父亲不是本地人。
他生前说,想要落叶归根。
我们自然尊重他的遗愿,四辆车,驶过上百公里的路程,穿过山路,抵达老家。
我端着父亲的骨灰盒,坐在第一辆车的副驾驶。
快到村口的时候,我看见表姐和姐夫拿着鞭炮和纸钱沿着小路向我们走来,他们的眼神悲戚,脚步沉重。
我看着他们。
我听见鞭炮声,我看着纸钱燃起时的轻烟。
一种突如其来的悲伤萦绕在我的心头,好像一块大石头压在心口一样。

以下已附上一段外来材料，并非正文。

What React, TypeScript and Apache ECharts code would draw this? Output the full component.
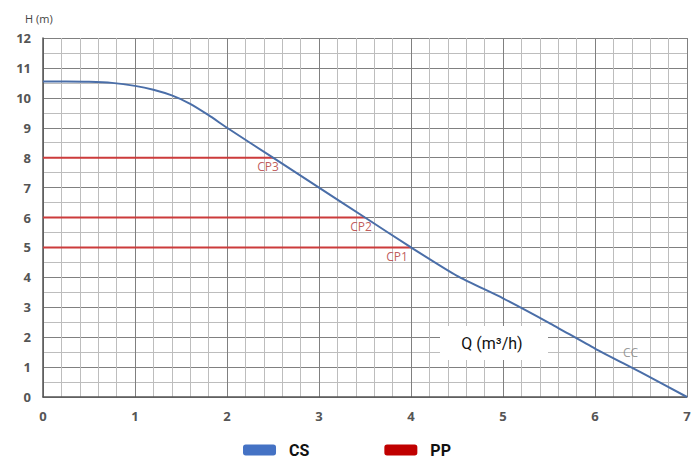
import React, { useEffect, useRef } from "react";
import * as echarts from "echarts";

const csQ = [0, 0.25, 0.5, 0.75, 1, 1.2, 1.4, 1.6, 1.8, 2, 2.5, 3, 3.5, 4, 4.5, 5, 5.5, 6, 6.5, 7];
const csH = [10.55, 10.55, 10.54, 10.5, 10.4, 10.27, 10.08, 9.8, 9.42, 9.0, 8.0, 7.0, 6.0, 5.0, 4.05, 3.3, 2.48, 1.62, 0.82, 0];
const ppH = [8, 6, 5];
const ppQ = [2.5, 3.5, 4];
const ppLabels = ["CP3", "CP2", "CP1"];
const labelOffsets = [[-5, 0], [-4, 0], [-14, 0]];

export default function App() {
  const ref = useRef<HTMLDivElement>(null);
  useEffect(() => {
    const chart = echarts.init(ref.current!, null, { renderer: "svg" });
    const ppSeries = ppH.map((h, i) => ({
      name: "PP",
      type: "line",
      data: [[0, h], [ppQ[i], h]],
      symbol: "none",
      lineStyle: { color: "#cc3b3b", width: 2 },
      itemStyle: { color: "#c00000" },
      z: 3,
    }));
    const labelData = ppLabels.map((l, i) => ({
      value: [ppQ[i], ppH[i]],
      name: l,
      label: { offset: labelOffsets[i] },
    }));
    chart.setOption({
      animation: false,
      grid: { left: 43, right: 7, top: 38, bottom: 62 },
      legend: {
        data: [
          { name: "CS", itemStyle: { color: "#4472c4" } },
          { name: "PP", itemStyle: { color: "#c00000" } },
        ],
        left: "center",
        top: 442,
        padding: 0,
        itemWidth: 33,
        itemHeight: 11,
        itemGap: 75,
        icon: "roundRect",
        textStyle: {
          fontFamily: "Roboto",
          fontWeight: "bold",
          fontSize: 16,
          lineHeight: 16,
          color: "#111",
          padding: [0, 0, 0, 8],
        },
      },
      xAxis: {
        type: "value",
        min: 0,
        max: 7,
        interval: 1,
        axisLine: { show: true, onZero: false, lineStyle: { color: "#555", width: 1.5 } },
        axisTick: { show: false },
        axisLabel: {
          color: "#555",
          fontFamily: "Open Sans",
          fontWeight: "bold",
          fontSize: 13,
          margin: 12,
        },
        splitLine: { show: true, lineStyle: { color: "#808080", width: 1 } },
        minorTick: { show: false, splitNumber: 5 },
        minorSplitLine: { show: true, lineStyle: { color: "#bdbdbd", width: 1 } },
      },
      yAxis: {
        type: "value",
        min: 0,
        max: 12,
        interval: 1,
        name: "H (m)",
        nameLocation: "end",
        nameGap: 14,
        nameTextStyle: { color: "#444", fontFamily: "Open Sans", fontSize: 11, align: "left", padding: [0, 0, 0, -18] },
        axisLine: { show: true, onZero: false, lineStyle: { color: "#555", width: 1.5 } },
        axisTick: { show: false },
        axisLabel: {
          color: "#555",
          fontFamily: "Open Sans",
          fontWeight: "bold",
          fontSize: 13,
          margin: 12,
        },
        splitLine: { show: true, lineStyle: { color: "#808080", width: 1 } },
        minorTick: { show: false, splitNumber: 2 },
        minorSplitLine: { show: true, lineStyle: { color: "#bdbdbd", width: 1 } },
      },
      graphic: [
        {
          type: "rect",
          shape: { x: 440, y: 326, width: 108, height: 34 },
          style: { fill: "#ffffff" },
          z: 100,
        },
        {
          type: "text",
          x: 492,
          y: 343,
          style: {
            text: "Q (m³/h)",
            fill: "#111",
            font: "16px Roboto",
            align: "center",
            verticalAlign: "middle",
          },
          z: 101,
        },
      ],
      series: [
        {
          name: "CS",
          type: "line",
          data: csQ.map((q, i) => [q, csH[i]]),
          symbol: "none",
          smooth: 0.2,
          lineStyle: { color: "#4a6ea8", width: 2 },
          itemStyle: { color: "#4472c4" },
          z: 4,
        },
        ...ppSeries,
        {
          name: "labels",
          type: "scatter",
          data: labelData,
          symbolSize: 0,
          label: {
            show: true,
            formatter: (p: any) => p.name,
            position: "bottom",
            distance: 3,
            color: "#b03030",
            fontFamily: "Open Sans",
            fontSize: 12,
          },
          z: 5,
        },
        {
          name: "cc",
          type: "scatter",
          data: [{ value: [6.3, 1.4], name: "CC" }],
          symbolSize: 0,
          label: {
            show: true,
            formatter: "CC",
            position: "inside",
            offset: [8, -3],
            color: "#808080",
            fontFamily: "Open Sans",
            fontSize: 12,
          },
          z: 5,
        },
      ],
    });
    return () => chart.dispose();
  }, []);
  return <div ref={ref} style={{ width: 694, height: 459, position: "absolute", left: 0, top: 0 }} />;
}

眼泪要从我的眼角滑落。
可我忍住了,我没有哭。
汽车继续向前行驶。
不一会儿,到了山下。山上是大伯他们挑选好的墓地,山下的路口旁,有一堆人拿着唢呐之类的器具吹打,我戴着白布,端着骨灰盒下了车。
旁边有人在哭,很多人哭。
有我认识的,不认识的。知道名字的,不知道名字的。有眼泪的,没眼泪的。
我也好想哭啊。
可我还是忍住了,我一句话也不说,一滴泪也没有流。
上了山,有负责白事的人在墓穴旁边,一个人指挥,两个人在干活。
流程一一走完,那人却并没有下葬,而是老神在在地站着,也不说话。
周围一大圈的人慢慢散了,只留下一些青壮年,还有我和我妹。
大伯吸了一口烟,问怎么不下葬。
那人也不看大伯一眼,沉默一会,说,我们这种,都是先拿钱,后办事。
红包钱还没拿到,仪式也就进行不了。
他的声音淡漠平静,没有温度,可我听来却刺骨寒冷。
我妈心脏不好,站在后面,不忍上前,看不得下葬的场面。于是让人把准备好的红包拿来给那人。
那人接过钱和烟,当场分了之后。
也不含糊,如同他刚刚说的一般,拿钱办事,如此如此。
所有人都在哭的时候,我没有哭。
可是,当父亲的骨灰盒放进去,有人把土填下去的时候,我瞬间就泪流满面。许多画面一闪而过,最后停留定格,定格此刻。
......
仪式完成之后,我们下了山。
中午的时候,二伯和表哥搬来了一大堆纸钱,大概有二十扎的样子。
我们在路边,把这些纸钱围成一个圈,然后一层一层等等叠高,直至所有的纸钱用完。
没一会,又有人开车三轮车运来了一个大型纸屋。
纸屋的正中心写了四个大字,逍遥仙庄。许多人因这豪华纸屋而惊讶,赞不绝口,还纷纷拿出手机录视频拍照。
“快来看,这纸屋,啧啧,好漂亮啊。“
“就是,就是。第一次见做工这么好的。上面还什么都有。院子啦,花啦,草啦,红酒都有!还有大餐,浴室,客厅,洗手间,阳台....“
“这里,这里,居然还有人飞机场。“
“三楼还有个停飞机的地方哩!“
他们艳羡,他们夸赞。
火,从纸钱中烧了起来,一阵风吹过,大火席卷吞噬了纸屋。
仅仅只是瞬间,一切就被烧成灰烬。
只有厚重的纸钱,寄予了生者对死者的缅怀追念,还在那里熊熊燃烧着。
....
之后,便是宴请。
推杯交盏之间,大家在乎的只是菜好不好吃,想的是该怎么才能优雅又不是风度,不落人口舌的拿走桌上的烟和酒。
人们满怀悲情,人们包含憧憬。
人们渴望更好的活着,并不会多在乎死者。
其实,祭奠死者不过是生者和生者之间的一次活动。
丧事告一段落后,我们踏上了回家的路。
这里也是家,可终究不是我一直生活的地方。
此间事了,我想。
多去做一些自己没做过的事情,也不像从前一样害怕不可预知的未来。
我想,人生得意须尽欢,不要空留遗憾。
我想,如果有一天,我要死了。
我希望是在一个宁静的下午,阳光不那么炽热,温度也刚好适合。
我闭上眼睛,就像睡着了一样。
只是这次,不会再醒过来了。
旁边的小凳子上,放着一本书。
我写的,写的什么呢?
是我的一生,那些念念不忘的景物,历久弥新的回忆,和想起来就温暖的旧事和故人。